Everything from the first line of the data through the line with "const yTicks = [0, 0.32, 0.64, 0.96, 1.28, 1.6];" is to be echoed exactly, minus the pictures.

MATERIAL PROVIDED
------

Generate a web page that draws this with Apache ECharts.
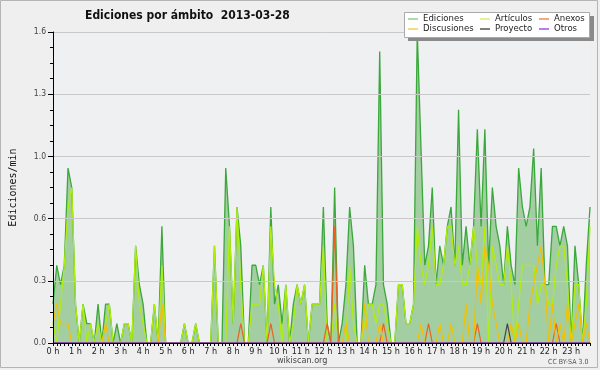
<!DOCTYPE html>
<html><head><meta charset="utf-8">
<script src="https://cdn.jsdelivr.net/npm/echarts@6/dist/echarts.min.js"></script>
<style>html,body{margin:0;padding:0;background:#ffffff;}#c{width:600px;height:370px;}</style>
</head><body><div id="c"></div>
<script>
const hourLabels = ['0 h','1 h','2 h','3 h','4 h','5 h','6 h','7 h','8 h','9 h','10 h','11 h','12 h','13 h','14 h','15 h','16 h','17 h','18 h','19 h','20 h','21 h','22 h','23 h'];
const yTicks = [0, 0.32, 0.64, 0.96, 1.28, 1.6];

const ediciones = [
0.2,0.4,0.3,0.4,0.9,0.8,0.2,0,0.2,0.1,
0.1,0,0.2,0,0.2,0.2,0,0.1,0,0.1,
0.1,0,0.5,0.3,0.2,0,0,0.2,0,0.6,
0,0,0,0,0,0.1,0,0,0.1,0,
0,0,0,0.5,0,0,0.9,0.6,0.1,0.7,
0.5,0,0,0.4,0.4,0.3,0.4,0,0.7,0.2,
0.3,0.1,0.3,0,0.2,0.3,0.2,0.3,0,0.2,
0.2,0.2,0.7,0.1,0,0.8,0,0.1,0.3,0.7,
0.5,0,0,0.4,0.2,0.2,0.3,1.5,0.3,0.2,
0,0,0.3,0.3,0.1,0.1,0.2,1.6,1.0,0.4,
0.5,0.8,0.3,0.5,0.4,0.6,0.7,0.4,1.2,0.4,
0.6,0.4,0.6,1.1,0.6,1.1,0.4,0.8,0.6,0.5,
0.3,0.6,0.4,0.3,0.9,0.7,0.6,0.7,1.0,0.5,
0.9,0.3,0.3,0.6,0.6,0.5,0.6,0.5,0,0.5,
0.3,0,0.4,0.7];

const articulos = [
0.1,0,0.2,0.4,0.7,0.8,0.2,0,0.2,0,
0.1,0,0.1,0,0.1,0.2,0,0,0,0.1,
0.1,0,0.5,0.2,0.1,0,0,0.2,0,0.4,
0,0,0,0,0,0.1,0,0,0.1,0,
0,0,0,0.5,0,0,0,0.6,0.1,0.7,
0.3,0,0,0.2,0.2,0.2,0.4,0,0.6,0.3,
0.2,0,0.3,0,0.1,0.3,0.2,0.3,0,0.2,
0.2,0.2,0.5,0,0,0.2,0,0,0,0.4,
0.1,0,0,0.1,0.2,0.2,0.1,0.2,0.2,0.1,
0,0,0.3,0.3,0.1,0.1,0.2,0.6,0.4,0.3,
0.4,0.6,0.3,0.3,0.4,0.6,0.6,0.4,0.5,0.3,
0.3,0.4,0.6,0.4,0.3,0.6,0,0.5,0.4,0.3,
0.3,0.5,0.3,0,0.2,0.4,0.4,0.4,0.4,0.2,
0.3,0.3,0.2,0.2,0.4,0.5,0.5,0.3,0,0.3,
0.3,0,0.2,0.6];

const anexos = [
0,0,0,0,0,0,0,0,0,0,
0,0,0,0,0,0,0,0,0,0,
0,0,0,0,0,0,0,0,0,0,
0,0,0,0,0,0,0,0,0,0,
0,0,0,0,0,0,0,0,0,0,
0.1,0,0,0,0,0,0,0,0.1,0,
0,0,0,0,0,0,0,0,0,0,
0,0,0,0.1,0,0.6,0,0,0,0,
0,0,0,0,0,0,0,0,0.1,0,
0,0,0,0,0,0,0,0,0,0,
0.1,0,0,0,0,0,0,0,0,0,
0,0,0,0.1,0,0,0,0,0,0,
0,0,0,0,0,0,0,0,0,0,
0,0,0,0,0.1,0,0,0,0,0,
0,0,0,0];

const discusiones = [
0.1,0.2,0.1,0.1,0.1,0,0,0,0,0,
0,0,0,0,0.1,0,0,0,0,0,
0,0,0,0,0,0,0,0,0,0.2,
0,0,0,0,0,0,0,0,0,0,
0,0,0,0,0,0,0,0,0,0,
0,0,0,0,0,0,0,0,0,0,
0,0,0,0,0,0,0,0,0,0,
0,0,0,0,0,0,0,0,0.1,0,
0,0,0,0.2,0,0,0,0.1,0,0,
0,0,0,0,0,0,0,0,0.1,0,
0,0,0,0.1,0,0,0.1,0,0,0,
0.2,0,0,0.4,0.2,0.5,0.4,0.2,0.1,0,
0,0,0.1,0,0.1,0,0,0.2,0.3,0.4,
0.5,0.3,0,0.2,0,0.1,0,0.2,0,0.1,
0.2,0,0.1,0];

const proyecto = [
0,0,0,0,0,0,0,0,0,0,
0,0,0,0,0,0,0,0,0,0,
0,0,0,0,0,0,0,0,0,0,
0,0,0,0,0,0,0,0,0,0,
0,0,0,0,0,0,0,0,0,0,
0,0,0,0,0,0,0,0,0,0,
0,0,0,0,0,0,0,0,0,0,
0,0,0,0,0,0,0,0,0,0,
0,0,0,0,0,0,0,0,0,0,
0,0,0,0,0,0,0,0,0,0,
0,0,0,0,0,0,0,0,0,0,
0,0,0,0,0,0,0,0,0,0,
0,0.1,0,0,0,0,0,0,0,0,
0,0,0,0,0,0,0,0,0,0,
0,0,0,0];

const otros = [
0,0,0,0,0,0,0,0,0,0,
0,0,0,0,0,0,0,0,0,0,
0,0,0,0,0,0,0,0,0,0,
0,0,0,0,0,0,0,0,0,0,
0,0,0,0,0,0,0,0,0,0,
0,0,0,0,0,0,0,0,0,0,
0,0,0,0,0,0,0,0,0,0,
0,0,0,0,0,0,0,0,0,0,
0,0,0,0,0,0,0,0,0,0,
0,0,0,0,0,0,0,0,0,0,
0,0,0,0,0,0,0,0,0,0,
0,0,0,0,0,0,0,0,0,0,
0,0,0,0,0,0,0,0,0,0,
0,0,0,0,0,0,0,0,0,0,
0,0,0,0];

// 10-minute slots (category keys)
const slots = [];
for (let i = 0; i < ediciones.length; i++) slots.push(String(i));

const FONT = "'DejaVu Sans Condensed','DejaVu Sans',sans-serif";

function lineSeries(name, data, legendColor, lineColor, extra) {
  return Object.assign({
    name: name, type: 'line', data: data, showSymbol: false, symbol: 'none',
    color: legendColor,
    lineStyle: { color: lineColor, width: 1.2 },
    emphasis: { disabled: true }, animation: false
  }, extra || {});
}

const chart = echarts.init(document.getElementById('c'), null, { renderer: 'canvas' });
chart.setOption({
  animation: false,
  backgroundColor: '#efefef',
  title: {
    text: 'Ediciones por ámbito  2013-03-28',
    left: 80, top: 5,
    textStyle: { fontFamily: FONT, fontSize: 12, fontWeight: 'bold', color: '#111' }
  },
  grid: { left: 46, right: 10, top: 32, bottom: 27, show: true, backgroundColor: '#eef0f2', borderWidth: 0 },
  xAxis: {
    type: 'category', data: slots, boundaryGap: false, z: 5,
    axisLine: { show: true, lineStyle: { color: '#000', width: 1 } },
    axisTick: { show: true, interval: 0, length: 3, lineStyle: { color: '#000' } },
    axisLabel: {
      interval: 0, margin: 4, fontFamily: FONT, fontSize: 9, color: '#222',
      formatter: (v, idx) => (idx % 6 === 0 ? hourLabels[idx / 6] : '')
    },
    splitLine: { show: false }
  },
  yAxis: {
    type: 'value', min: 0, max: 1.6, interval: 0.32, z: 5,
    name: 'Ediciones/min', nameLocation: 'middle', nameGap: 35,
    nameTextStyle: { fontFamily: 'DejaVu Sans Mono', fontSize: 10, color: '#111' },
    axisLine: { show: true, lineStyle: { color: '#000', width: 1 } },
    axisTick: { show: true, length: 5, lineStyle: { color: '#000' } },
    minorTick: { show: true, splitNumber: 4, length: 3, lineStyle: { color: '#000' } },
    axisLabel: { margin: 7, fontFamily: FONT, fontSize: 8.5, color: '#444',
      formatter: v => { const t = yTicks.find(x => Math.abs(x - v) < 1e-6); return (t === undefined ? v : t).toFixed(1); } },
    splitLine: { show: true, lineStyle: { color: '#c9c9c9', width: 1 } }
  },
  legend: [
    { orient: 'vertical', left: 408, top: 14, padding: 0, itemGap: 0, itemWidth: 10, itemHeight: 1.5, icon: 'rect', selectedMode: false, z: 20,
      textStyle: { fontFamily: FONT, fontSize: 9.5, color: '#222', lineHeight: 10 }, data: ['Ediciones', 'Discusiones'] },
    { orient: 'vertical', left: 480, top: 14, padding: 0, itemGap: 0, itemWidth: 10, itemHeight: 1.5, icon: 'rect', selectedMode: false, z: 20,
      textStyle: { fontFamily: FONT, fontSize: 9.5, color: '#222', lineHeight: 10 }, data: ['Artículos', 'Proyecto'] },
    { orient: 'vertical', left: 539, top: 14, padding: 0, itemGap: 0, itemWidth: 10, itemHeight: 1.5, icon: 'rect', selectedMode: false, z: 20,
      textStyle: { fontFamily: FONT, fontSize: 9.5, color: '#222', lineHeight: 10 }, data: ['Anexos', 'Otros'] }
  ],
  graphic: [
    { type: 'rect', z: 10, silent: true, shape: { x: 0.5, y: 0.5, width: 597, height: 367 }, style: { fill: 'none', stroke: '#b4b4b4', lineWidth: 1 } },
    { type: 'rect', z: 10, silent: true, shape: { x: 408, y: 16, width: 186, height: 25 }, style: { fill: '#8a8a8a' } },
    { type: 'rect', z: 11, silent: true, shape: { x: 404.5, y: 12.5, width: 185, height: 25 }, style: { fill: '#ffffff', stroke: '#aaaaaa', lineWidth: 1 } },
    { type: 'text', z: 10, silent: true, left: 277, top: 356, style: { text: 'wikiscan.org', font: "9px 'DejaVu Sans Condensed','DejaVu Sans',sans-serif", fill: '#444' } },
    { type: 'text', z: 10, silent: true, left: 548, top: 359, style: { text: 'CC BY-SA 3.0', font: "7px 'DejaVu Sans Condensed','DejaVu Sans',sans-serif", fill: '#555' } }
  ],
  series: [
    lineSeries('Ediciones', ediciones, '#8fd08f', '#3aa83a', { areaStyle: { color: '#a2cea2', opacity: 1 }, lineStyle: { color: '#3aa83a', width: 1.3 } }),
    lineSeries('Artículos', articulos, '#d6f27a', '#b2ee0a'),
    lineSeries('Anexos', anexos, '#f08a5a', '#ee6020'),
    lineSeries('Discusiones', discusiones, '#f7cf55', '#f5c000'),
    lineSeries('Proyecto', proyecto, '#555555', '#444444'),
    lineSeries('Otros', otros, '#9955ee', '#8833ee')
  ]
});
</script></body></html>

------

RESULT
Generate a web page that draws this with Apache ECharts.
<!DOCTYPE html>
<html><head><meta charset="utf-8">
<script src="https://cdn.jsdelivr.net/npm/echarts@6/dist/echarts.min.js"></script>
<style>html,body{margin:0;padding:0;background:#ffffff;}#c{width:600px;height:370px;}</style>
</head><body><div id="c"></div>
<script>
const hourLabels = ['0 h','1 h','2 h','3 h','4 h','5 h','6 h','7 h','8 h','9 h','10 h','11 h','12 h','13 h','14 h','15 h','16 h','17 h','18 h','19 h','20 h','21 h','22 h','23 h'];
const yTicks = [0, 0.32, 0.64, 0.96, 1.28, 1.6];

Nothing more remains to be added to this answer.